Given exercise:
Which lines in the material below contain the word "matplotlib"? Copy each of them.

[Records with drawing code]
=-=-=

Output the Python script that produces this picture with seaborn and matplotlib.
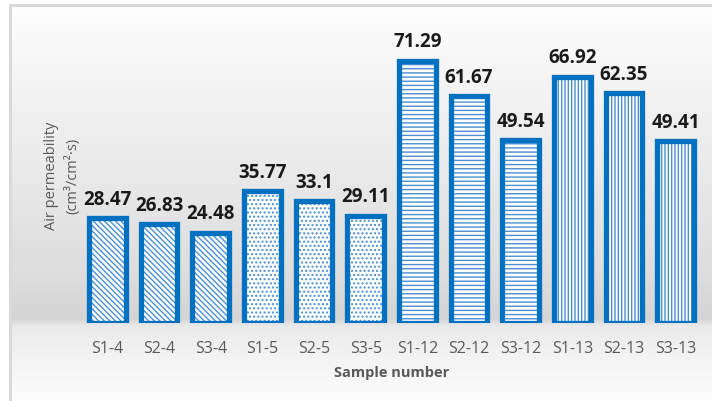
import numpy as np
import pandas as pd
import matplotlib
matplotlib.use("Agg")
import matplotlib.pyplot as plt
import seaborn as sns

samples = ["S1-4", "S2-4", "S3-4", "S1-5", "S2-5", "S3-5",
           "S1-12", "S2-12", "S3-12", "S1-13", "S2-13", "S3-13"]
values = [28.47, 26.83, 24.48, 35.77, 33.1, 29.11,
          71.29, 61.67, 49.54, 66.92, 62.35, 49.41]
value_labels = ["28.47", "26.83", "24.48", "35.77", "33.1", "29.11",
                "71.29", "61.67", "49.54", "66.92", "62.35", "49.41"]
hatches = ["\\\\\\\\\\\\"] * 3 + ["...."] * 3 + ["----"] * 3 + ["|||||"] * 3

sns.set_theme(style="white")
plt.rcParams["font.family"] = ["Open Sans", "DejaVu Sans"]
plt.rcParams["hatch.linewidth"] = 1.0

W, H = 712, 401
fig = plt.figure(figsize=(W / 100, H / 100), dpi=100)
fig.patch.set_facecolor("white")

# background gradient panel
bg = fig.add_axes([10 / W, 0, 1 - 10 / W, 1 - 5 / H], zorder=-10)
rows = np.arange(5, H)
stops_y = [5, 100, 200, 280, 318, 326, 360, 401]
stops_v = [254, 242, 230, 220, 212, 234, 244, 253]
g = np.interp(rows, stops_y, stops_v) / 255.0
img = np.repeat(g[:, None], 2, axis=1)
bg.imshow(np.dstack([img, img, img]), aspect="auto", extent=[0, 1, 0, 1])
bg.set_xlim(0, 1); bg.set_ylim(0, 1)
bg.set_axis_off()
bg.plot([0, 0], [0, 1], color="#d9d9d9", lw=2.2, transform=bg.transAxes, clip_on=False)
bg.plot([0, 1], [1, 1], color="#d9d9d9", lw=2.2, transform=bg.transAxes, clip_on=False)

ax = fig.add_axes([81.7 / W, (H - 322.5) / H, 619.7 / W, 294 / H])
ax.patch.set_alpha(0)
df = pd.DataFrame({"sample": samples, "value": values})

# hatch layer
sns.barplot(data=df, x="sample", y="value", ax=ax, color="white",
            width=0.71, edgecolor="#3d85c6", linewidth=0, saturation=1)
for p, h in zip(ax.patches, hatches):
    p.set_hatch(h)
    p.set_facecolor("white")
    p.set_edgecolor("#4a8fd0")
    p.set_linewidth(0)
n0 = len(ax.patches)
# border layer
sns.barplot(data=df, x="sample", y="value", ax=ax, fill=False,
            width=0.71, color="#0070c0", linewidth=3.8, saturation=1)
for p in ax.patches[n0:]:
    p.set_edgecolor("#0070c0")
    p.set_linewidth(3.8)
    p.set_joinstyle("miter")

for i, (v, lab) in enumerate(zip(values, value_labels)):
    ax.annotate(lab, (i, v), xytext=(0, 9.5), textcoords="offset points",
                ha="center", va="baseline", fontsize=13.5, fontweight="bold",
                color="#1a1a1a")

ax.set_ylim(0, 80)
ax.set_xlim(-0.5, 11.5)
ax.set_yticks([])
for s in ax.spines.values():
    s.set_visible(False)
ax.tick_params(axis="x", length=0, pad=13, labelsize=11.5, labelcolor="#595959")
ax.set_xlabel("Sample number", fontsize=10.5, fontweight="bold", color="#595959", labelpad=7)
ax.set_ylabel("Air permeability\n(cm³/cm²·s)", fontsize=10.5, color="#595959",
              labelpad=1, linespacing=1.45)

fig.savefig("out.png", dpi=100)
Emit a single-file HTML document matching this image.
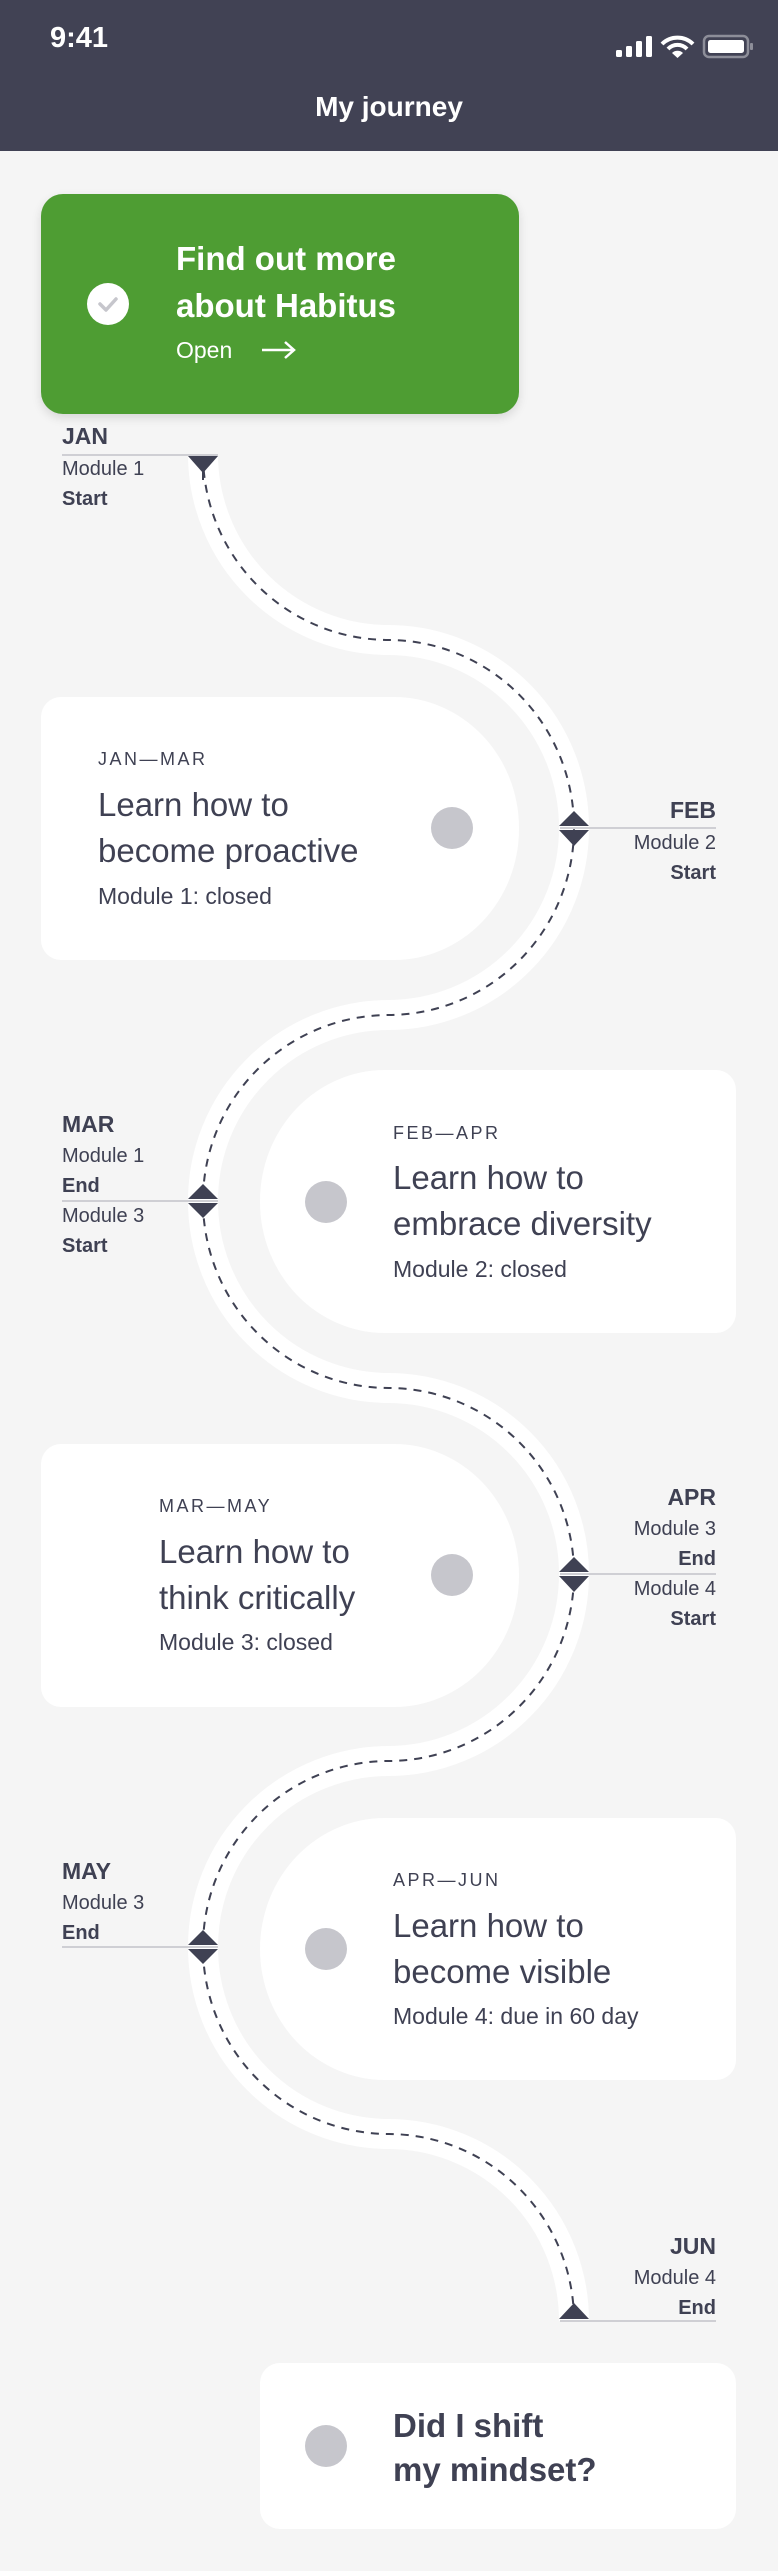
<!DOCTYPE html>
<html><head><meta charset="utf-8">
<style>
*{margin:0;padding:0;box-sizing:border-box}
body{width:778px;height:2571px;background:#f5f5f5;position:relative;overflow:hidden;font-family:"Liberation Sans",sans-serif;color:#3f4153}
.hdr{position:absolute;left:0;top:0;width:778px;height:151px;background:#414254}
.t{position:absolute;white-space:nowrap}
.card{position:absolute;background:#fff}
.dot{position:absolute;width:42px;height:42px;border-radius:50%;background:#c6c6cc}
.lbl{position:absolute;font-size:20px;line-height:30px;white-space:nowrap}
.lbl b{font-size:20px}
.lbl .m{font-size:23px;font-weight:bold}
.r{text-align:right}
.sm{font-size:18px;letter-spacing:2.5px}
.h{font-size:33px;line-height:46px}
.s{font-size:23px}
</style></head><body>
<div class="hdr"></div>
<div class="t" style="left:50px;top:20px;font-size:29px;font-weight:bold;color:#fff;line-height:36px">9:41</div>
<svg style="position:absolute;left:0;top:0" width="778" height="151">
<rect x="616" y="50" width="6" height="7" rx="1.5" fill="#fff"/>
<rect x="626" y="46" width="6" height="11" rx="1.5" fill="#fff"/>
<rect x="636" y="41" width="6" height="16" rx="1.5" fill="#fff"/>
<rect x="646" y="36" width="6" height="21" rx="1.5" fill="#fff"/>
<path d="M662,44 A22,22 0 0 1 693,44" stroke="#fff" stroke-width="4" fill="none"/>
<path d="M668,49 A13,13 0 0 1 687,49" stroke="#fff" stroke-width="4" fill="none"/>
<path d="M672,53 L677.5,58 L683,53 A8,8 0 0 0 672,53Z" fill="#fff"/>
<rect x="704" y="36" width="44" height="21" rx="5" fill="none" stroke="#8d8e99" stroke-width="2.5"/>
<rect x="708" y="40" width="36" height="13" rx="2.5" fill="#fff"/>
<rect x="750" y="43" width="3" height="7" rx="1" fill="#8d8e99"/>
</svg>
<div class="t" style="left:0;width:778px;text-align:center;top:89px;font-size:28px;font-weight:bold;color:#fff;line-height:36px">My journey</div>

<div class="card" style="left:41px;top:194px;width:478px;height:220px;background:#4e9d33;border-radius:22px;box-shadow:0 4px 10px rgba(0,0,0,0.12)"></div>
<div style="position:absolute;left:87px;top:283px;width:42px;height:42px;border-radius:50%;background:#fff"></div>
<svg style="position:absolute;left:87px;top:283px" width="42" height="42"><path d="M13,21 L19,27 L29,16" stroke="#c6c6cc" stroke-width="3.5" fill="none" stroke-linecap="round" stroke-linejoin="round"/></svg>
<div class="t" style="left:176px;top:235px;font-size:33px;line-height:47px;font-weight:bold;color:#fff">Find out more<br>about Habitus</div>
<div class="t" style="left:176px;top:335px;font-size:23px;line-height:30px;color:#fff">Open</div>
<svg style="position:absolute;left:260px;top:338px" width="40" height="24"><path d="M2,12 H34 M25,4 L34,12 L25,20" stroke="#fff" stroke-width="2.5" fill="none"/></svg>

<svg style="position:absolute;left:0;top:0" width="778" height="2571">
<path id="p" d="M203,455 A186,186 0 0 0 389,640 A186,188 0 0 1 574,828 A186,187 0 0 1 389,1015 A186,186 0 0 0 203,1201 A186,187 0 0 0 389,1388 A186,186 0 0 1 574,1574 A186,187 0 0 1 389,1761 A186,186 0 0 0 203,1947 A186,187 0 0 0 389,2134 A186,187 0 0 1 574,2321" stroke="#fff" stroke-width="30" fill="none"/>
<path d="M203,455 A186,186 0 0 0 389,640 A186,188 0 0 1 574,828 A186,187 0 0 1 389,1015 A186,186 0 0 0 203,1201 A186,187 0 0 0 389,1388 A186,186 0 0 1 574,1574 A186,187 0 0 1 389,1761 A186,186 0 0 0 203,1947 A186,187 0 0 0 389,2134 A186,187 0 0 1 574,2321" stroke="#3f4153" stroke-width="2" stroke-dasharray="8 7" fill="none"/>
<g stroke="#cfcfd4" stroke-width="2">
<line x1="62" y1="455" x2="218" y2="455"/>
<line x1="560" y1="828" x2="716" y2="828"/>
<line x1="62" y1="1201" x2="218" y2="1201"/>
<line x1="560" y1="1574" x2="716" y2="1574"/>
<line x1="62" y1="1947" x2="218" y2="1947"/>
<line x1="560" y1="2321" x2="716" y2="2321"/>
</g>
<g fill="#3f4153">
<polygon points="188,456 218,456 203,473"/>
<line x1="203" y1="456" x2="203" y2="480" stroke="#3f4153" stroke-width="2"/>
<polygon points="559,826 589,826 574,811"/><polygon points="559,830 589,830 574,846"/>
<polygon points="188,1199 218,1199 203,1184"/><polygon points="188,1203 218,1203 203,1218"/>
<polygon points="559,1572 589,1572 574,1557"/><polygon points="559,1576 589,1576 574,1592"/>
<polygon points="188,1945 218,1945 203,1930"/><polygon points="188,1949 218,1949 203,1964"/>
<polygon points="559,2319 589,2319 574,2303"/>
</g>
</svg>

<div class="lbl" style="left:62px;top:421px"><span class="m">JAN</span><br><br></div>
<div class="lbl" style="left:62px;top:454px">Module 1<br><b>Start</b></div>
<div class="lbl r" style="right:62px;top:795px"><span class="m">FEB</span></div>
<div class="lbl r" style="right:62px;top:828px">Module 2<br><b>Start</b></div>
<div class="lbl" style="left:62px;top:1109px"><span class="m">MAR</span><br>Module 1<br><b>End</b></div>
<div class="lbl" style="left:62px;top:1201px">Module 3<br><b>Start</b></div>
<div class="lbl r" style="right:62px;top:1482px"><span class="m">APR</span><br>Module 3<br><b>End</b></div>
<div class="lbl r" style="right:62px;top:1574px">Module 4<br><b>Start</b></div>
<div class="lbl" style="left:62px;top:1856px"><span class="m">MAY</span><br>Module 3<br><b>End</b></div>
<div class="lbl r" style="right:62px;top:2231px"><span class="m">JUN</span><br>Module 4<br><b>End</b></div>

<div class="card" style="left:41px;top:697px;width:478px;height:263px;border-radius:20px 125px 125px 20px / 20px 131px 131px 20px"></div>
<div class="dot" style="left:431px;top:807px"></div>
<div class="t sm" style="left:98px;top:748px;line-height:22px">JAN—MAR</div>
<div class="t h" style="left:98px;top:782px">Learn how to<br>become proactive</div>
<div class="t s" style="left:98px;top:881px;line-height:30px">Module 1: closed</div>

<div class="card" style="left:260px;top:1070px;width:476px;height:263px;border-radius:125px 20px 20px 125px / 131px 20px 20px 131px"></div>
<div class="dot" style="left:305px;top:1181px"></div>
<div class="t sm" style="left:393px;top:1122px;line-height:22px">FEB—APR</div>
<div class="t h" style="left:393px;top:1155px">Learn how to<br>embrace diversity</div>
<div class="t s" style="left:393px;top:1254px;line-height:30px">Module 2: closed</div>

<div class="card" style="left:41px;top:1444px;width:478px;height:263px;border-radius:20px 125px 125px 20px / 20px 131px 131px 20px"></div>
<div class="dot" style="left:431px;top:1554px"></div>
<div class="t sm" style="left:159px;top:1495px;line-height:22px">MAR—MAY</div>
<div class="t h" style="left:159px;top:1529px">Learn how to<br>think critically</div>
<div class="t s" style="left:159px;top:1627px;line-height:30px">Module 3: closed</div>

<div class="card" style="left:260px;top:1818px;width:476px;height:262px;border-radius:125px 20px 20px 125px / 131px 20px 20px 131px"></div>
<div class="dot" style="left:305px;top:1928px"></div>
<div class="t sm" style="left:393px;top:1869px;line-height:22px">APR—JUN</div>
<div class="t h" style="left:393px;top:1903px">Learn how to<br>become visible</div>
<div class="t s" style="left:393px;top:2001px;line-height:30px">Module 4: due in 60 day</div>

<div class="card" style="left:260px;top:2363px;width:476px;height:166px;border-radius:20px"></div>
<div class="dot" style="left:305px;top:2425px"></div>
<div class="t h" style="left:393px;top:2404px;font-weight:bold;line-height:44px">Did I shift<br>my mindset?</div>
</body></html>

=-=-=

Correct response:
Output the Python script that produces this picture with seaborn and matplotlib.
import matplotlib
matplotlib.use("Agg")
import matplotlib.pyplot as plt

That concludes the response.